▶ **Instructions for the task**:
Write out each line of the listing as it stands, without the images.

▶ **Information shown**:

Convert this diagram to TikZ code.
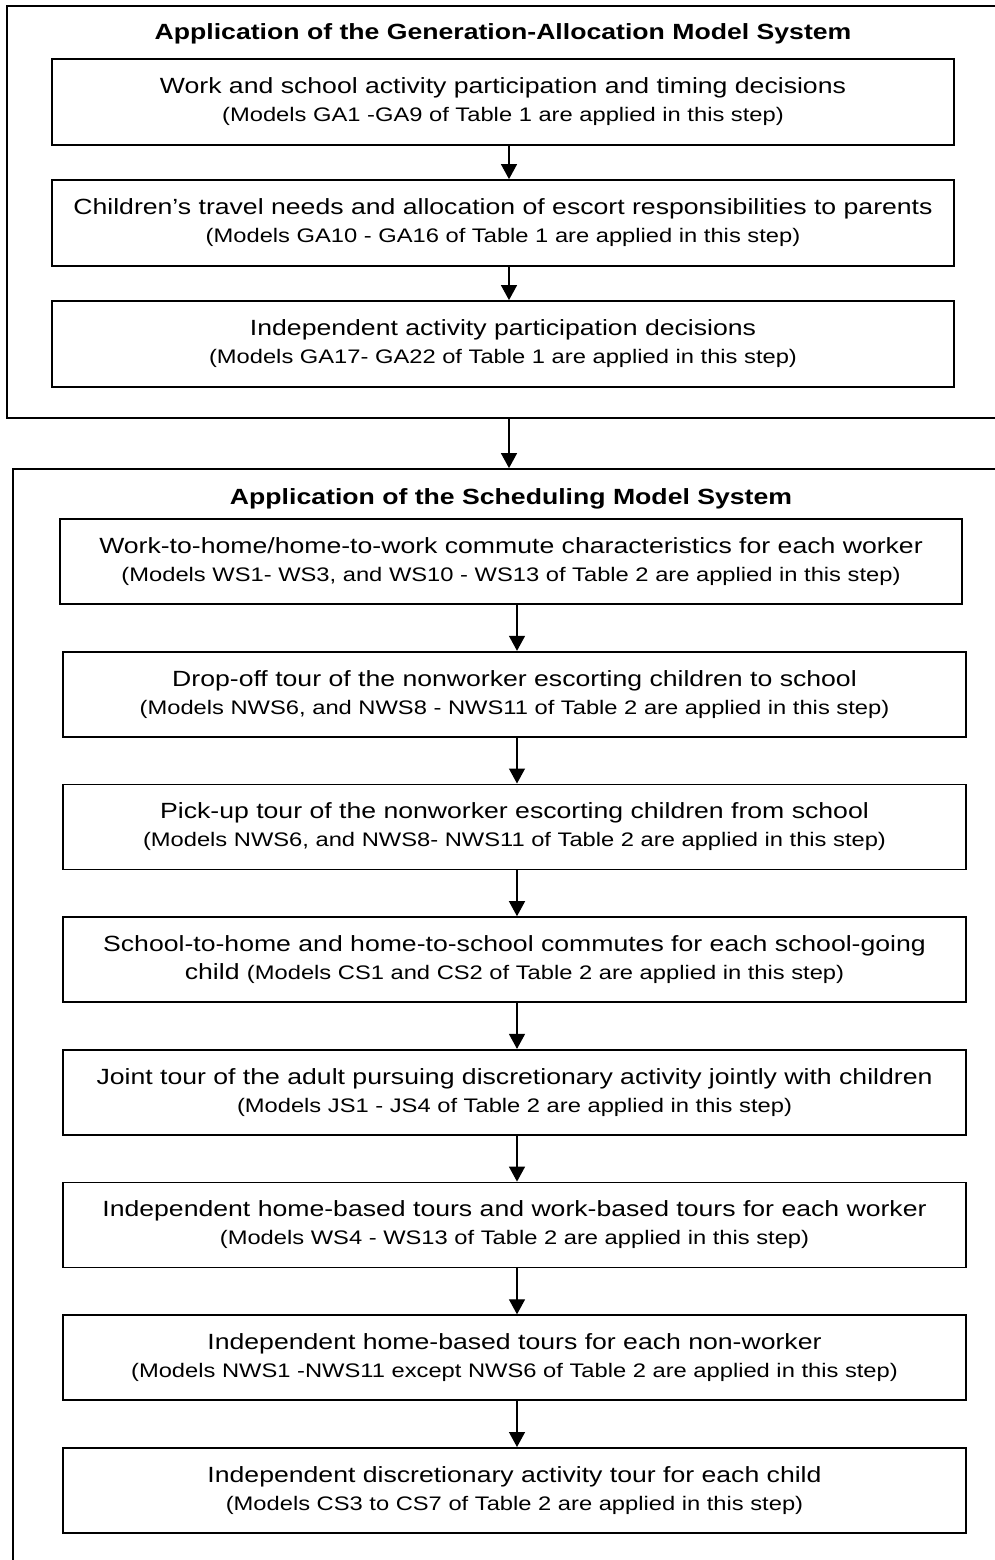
\documentclass[tikz,border=0pt]{standalone}
\usepackage{fontspec}
\setmainfont{Liberation Sans}[FakeStretch=1.21]
\usetikzlibrary{arrows.meta}

% smaller font for the model references
\newcommand{\modref}[1]{{\fontsize{19.6}{28}\selectfont #1}}

\begin{document}
\begin{tikzpicture}[
  x=1pt, y=-1pt,
  panel/.style={draw, line width=1.8pt, inner sep=0pt},
  ptitle/.style={font=\fontsize{22}{25}\selectfont\bfseries},
  stepbox/.style={draw, line width=1.8pt, align=center, inner sep=0pt,
                  minimum width=902pt, minimum height=86pt,
                  font=\fontsize{22}{28}\selectfont},
  arr/.style={-{Triangle[length=15pt, width=16pt]}, line width=1.3pt},
]

% Page size (1 unit = 1 pixel of the reference)
\useasboundingbox (0,0) rectangle (995,1560);
\clip (0,0) rectangle (995,1560);

% Arrow columns
\coordinate (ux) at (509,0);
\coordinate (lx) at (517,0);

% Panels
\node[panel, minimum width=1003pt, minimum height=412pt] (ga) at (508.5,212) {};
\node[panel, minimum width=997pt, minimum height=1131pt] (sched) at (511.5,1034.5) {};

\node[ptitle] (gatitle) at (503,34) {Application of the Generation-Allocation Model System};
\node[ptitle] (schedtitle) at (511,499) {Application of the Scheduling Model System};

% Generation-allocation steps
\node[stepbox] (g1) at (503,102) {Work and school activity participation and timing decisions\\
  \modref{(Models GA1 -GA9 of Table 1 are applied in this step)}};
\node[stepbox] (g2) at (503,223) {Children’s travel needs and allocation of escort responsibilities to parents\\
  \modref{(Models GA10 - GA16 of Table 1 are applied in this step)}};
\node[stepbox] (g3) at (503,344) {Independent activity participation decisions\\
  \modref{(Models GA17- GA22 of Table 1 are applied in this step)}};

% Scheduling steps
\def\p{132.7}
\node[stepbox, minimum height=85pt] (s1) at (511,561.5) {Work-to-home/home-to-work commute characteristics for each worker\\
  \modref{(Models WS1- WS3, and WS10 - WS13 of Table 2 are applied in this step)}};
\node[stepbox, minimum width=903pt, minimum height=85pt] (s2) at (514.5,561.5+\p) {Drop-off tour of the nonworker escorting children to school\\
  \modref{(Models NWS6, and NWS8 - NWS11 of Table 2 are applied in this step)}};
\node[stepbox, minimum width=903pt, minimum height=85pt] (s3) at (514.5,561.5+2*\p) {Pick-up tour of the nonworker escorting children from school\\
  \modref{(Models NWS6, and NWS8- NWS11 of Table 2 are applied in this step)}};
\node[stepbox, minimum width=903pt, minimum height=85pt] (s4) at (514.5,561.5+3*\p) {School-to-home and home-to-school commutes for each school-going\\
  child \modref{(Models CS1 and CS2 of Table 2 are applied in this step)}};
\node[stepbox, minimum width=903pt, minimum height=85pt] (s5) at (514.5,561.5+4*\p) {Joint tour of the adult pursuing discretionary activity jointly with children\\
  \modref{(Models JS1 - JS4 of Table 2 are applied in this step)}};
\node[stepbox, minimum width=903pt, minimum height=85pt] (s6) at (514.5,561.5+5*\p) {Independent home-based tours and work-based tours for each worker\\
  \modref{(Models WS4 - WS13 of Table 2 are applied in this step)}};
\node[stepbox, minimum width=903pt, minimum height=85pt] (s7) at (514.5,561.5+6*\p) {Independent home-based tours for each non-worker\\
  \modref{(Models NWS1 -NWS11 except NWS6 of Table 2 are applied in this step)}};
\node[stepbox, minimum width=903pt, minimum height=85pt] (s8) at (514.5,561.5+7*\p) {Independent discretionary activity tour for each child\\
  \modref{(Models CS3 to CS7 of Table 2 are applied in this step)}};

% Arrows
\draw[arr] (g1.south -| ux) -- (g2.north -| ux);
\draw[arr] (g2.south -| ux) -- (g3.north -| ux);
\draw[arr] (ga.south -| ux) -- (sched.north -| ux);
\draw[arr] (s1.south -| lx) -- (s2.north -| lx);
\draw[arr] (s2.south -| lx) -- (s3.north -| lx);
\draw[arr] (s3.south -| lx) -- (s4.north -| lx);
\draw[arr] (s4.south -| lx) -- (s5.north -| lx);
\draw[arr] (s5.south -| lx) -- (s6.north -| lx);
\draw[arr] (s6.south -| lx) -- (s7.north -| lx);
\draw[arr] (s7.south -| lx) -- (s8.north -| lx);

\end{tikzpicture}
\end{document}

▶ **Answer to the task**:
Convert this diagram to TikZ code.
\documentclass[tikz,border=0pt]{standalone}
\usepackage{fontspec}
\setmainfont{Liberation Sans}[FakeStretch=1.21]
\usetikzlibrary{arrows.meta}

% smaller font for the model references
\newcommand{\modref}[1]{{\fontsize{19.6}{28}\selectfont #1}}

\begin{document}
\begin{tikzpicture}[
  x=1pt, y=-1pt,
  panel/.style={draw, line width=1.8pt, inner sep=0pt},
  ptitle/.style={font=\fontsize{22}{25}\selectfont\bfseries},
  stepbox/.style={draw, line width=1.8pt, align=center, inner sep=0pt,
                  minimum width=902pt, minimum height=86pt,
                  font=\fontsize{22}{28}\selectfont},
  arr/.style={-{Triangle[length=15pt, width=16pt]}, line width=1.3pt},
]

% Page size (1 unit = 1 pixel of the reference)
\useasboundingbox (0,0) rectangle (995,1560);
\clip (0,0) rectangle (995,1560);

% Arrow columns
\coordinate (ux) at (509,0);
\coordinate (lx) at (517,0);

% Panels
\node[panel, minimum width=1003pt, minimum height=412pt] (ga) at (508.5,212) {};
\node[panel, minimum width=997pt, minimum height=1131pt] (sched) at (511.5,1034.5) {};

\node[ptitle] (gatitle) at (503,34) {Application of the Generation-Allocation Model System};
\node[ptitle] (schedtitle) at (511,499) {Application of the Scheduling Model System};

% Generation-allocation steps
\node[stepbox] (g1) at (503,102) {Work and school activity participation and timing decisions\\
  \modref{(Models GA1 -GA9 of Table 1 are applied in this step)}};
\node[stepbox] (g2) at (503,223) {Children’s travel needs and allocation of escort responsibilities to parents\\
  \modref{(Models GA10 - GA16 of Table 1 are applied in this step)}};
\node[stepbox] (g3) at (503,344) {Independent activity participation decisions\\
  \modref{(Models GA17- GA22 of Table 1 are applied in this step)}};

% Scheduling steps
\def\p{132.7}
\node[stepbox, minimum height=85pt] (s1) at (511,561.5) {Work-to-home/home-to-work commute characteristics for each worker\\
  \modref{(Models WS1- WS3, and WS10 - WS13 of Table 2 are applied in this step)}};
\node[stepbox, minimum width=903pt, minimum height=85pt] (s2) at (514.5,561.5+\p) {Drop-off tour of the nonworker escorting children to school\\
  \modref{(Models NWS6, and NWS8 - NWS11 of Table 2 are applied in this step)}};
\node[stepbox, minimum width=903pt, minimum height=85pt] (s3) at (514.5,561.5+2*\p) {Pick-up tour of the nonworker escorting children from school\\
  \modref{(Models NWS6, and NWS8- NWS11 of Table 2 are applied in this step)}};
\node[stepbox, minimum width=903pt, minimum height=85pt] (s4) at (514.5,561.5+3*\p) {School-to-home and home-to-school commutes for each school-going\\
  child \modref{(Models CS1 and CS2 of Table 2 are applied in this step)}};
\node[stepbox, minimum width=903pt, minimum height=85pt] (s5) at (514.5,561.5+4*\p) {Joint tour of the adult pursuing discretionary activity jointly with children\\
  \modref{(Models JS1 - JS4 of Table 2 are applied in this step)}};
\node[stepbox, minimum width=903pt, minimum height=85pt] (s6) at (514.5,561.5+5*\p) {Independent home-based tours and work-based tours for each worker\\
  \modref{(Models WS4 - WS13 of Table 2 are applied in this step)}};
\node[stepbox, minimum width=903pt, minimum height=85pt] (s7) at (514.5,561.5+6*\p) {Independent home-based tours for each non-worker\\
  \modref{(Models NWS1 -NWS11 except NWS6 of Table 2 are applied in this step)}};
\node[stepbox, minimum width=903pt, minimum height=85pt] (s8) at (514.5,561.5+7*\p) {Independent discretionary activity tour for each child\\
  \modref{(Models CS3 to CS7 of Table 2 are applied in this step)}};

% Arrows
\draw[arr] (g1.south -| ux) -- (g2.north -| ux);
\draw[arr] (g2.south -| ux) -- (g3.north -| ux);
\draw[arr] (ga.south -| ux) -- (sched.north -| ux);
\draw[arr] (s1.south -| lx) -- (s2.north -| lx);
\draw[arr] (s2.south -| lx) -- (s3.north -| lx);
\draw[arr] (s3.south -| lx) -- (s4.north -| lx);
\draw[arr] (s4.south -| lx) -- (s5.north -| lx);
\draw[arr] (s5.south -| lx) -- (s6.north -| lx);
\draw[arr] (s6.south -| lx) -- (s7.north -| lx);
\draw[arr] (s7.south -| lx) -- (s8.north -| lx);

\end{tikzpicture}
\end{document}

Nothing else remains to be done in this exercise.